How does the CC Lab decide where to focus?

The CC Lab selects focus areas where clear, tractable bottlenecks are holding back large-scale emissions reduction or removal efforts. We investigate either emission sources (such as cooling equipment) or technology categories (such as ex situ carbon mineralization), looking for high-impact, system-level problems that an independent nonprofit is uniquely suited to solve. Then we apply scientific, entrepreneurial, and investment expertise to assess potential solutions against a set of eight criteria: low-cost, verifiable, scalable, practicable, novel or neglected, resource-efficient, safe and benign, and regulatorily feasible.

We are always looking for interesting problems and opportunities to take up. In addition to novel systems, we also consider neglected or transferable solutions.

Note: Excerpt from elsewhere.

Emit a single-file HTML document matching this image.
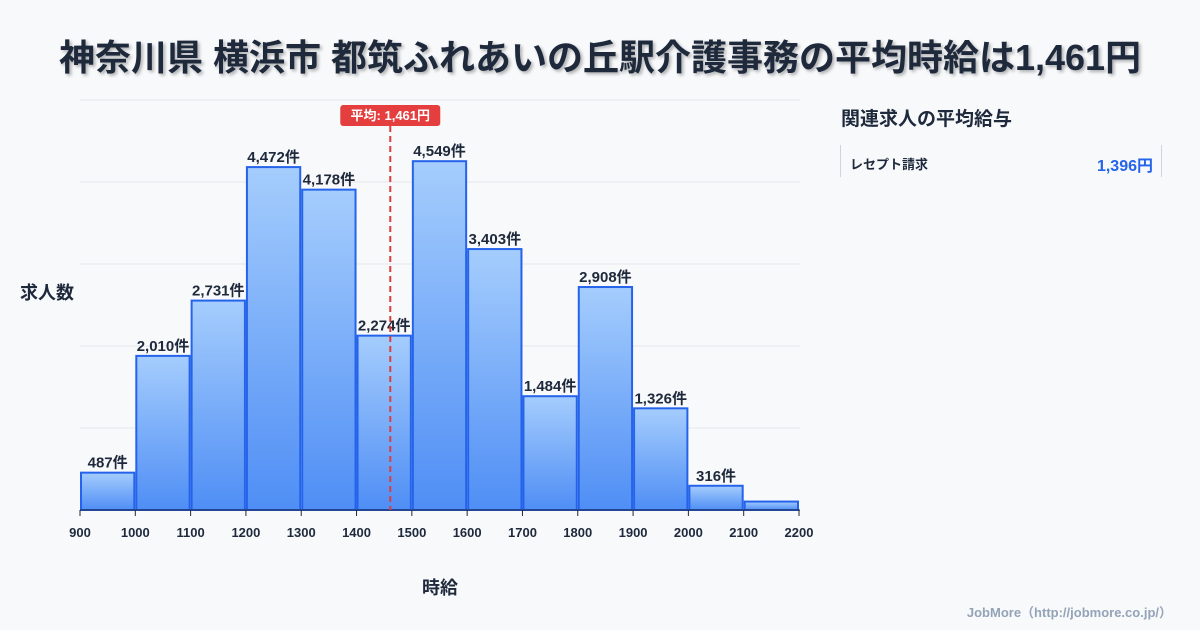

If you think there’s a carbon containment method we should be considering, please email info@cclab.org.

How does the CC Lab set its goals? How confident are we in meeting those goals?

We aspire that our work will unlock carbon containment. We set our goals for carbon containment quantitatively, measured in metric tons of carbon dioxide equivalent (MTCO2e): a near-term goal of 30 million MTCO2e contained by 2030, and 500 million MTCO2e contained by 2050.

Is the CC Lab open to outside partnerships?

Yes! We are always eager to broaden our network of collaborators. If you are interested in working with the CC Lab, or gathering more information about us, please email info@cclab.org.

How is the CC Lab funded?

The CC Lab is funded entirely with individual gifts and grants.

Where was the CC Lab founded? Why did the CC Lab become an independent entity?

The CC Lab was founded within the Yale School of the Environment in 2020, and spun out into an independent entity in February 2024. To learn more about the spin-out and our relationship to Yale moving forward, you can read a Yale School of the Environment Q&A with our founder Dean Takahashi here.

Does the CC Lab provide grants?

Currently, the CC Lab is not a grant-making organization, although we have funded external research, experimentation, and testing and plan to continue doing so.

Is the CC Lab a carbon credit registry? Does it plan to be one?

The CC Lab neither is nor plans to be a carbon credit registry. We are also not validators, verifiers, or developers of carbon credit projects.

Although we engage with market stakeholders in pursuit of scaled carbon containment, we do so as an independent nonprofit without financial interest.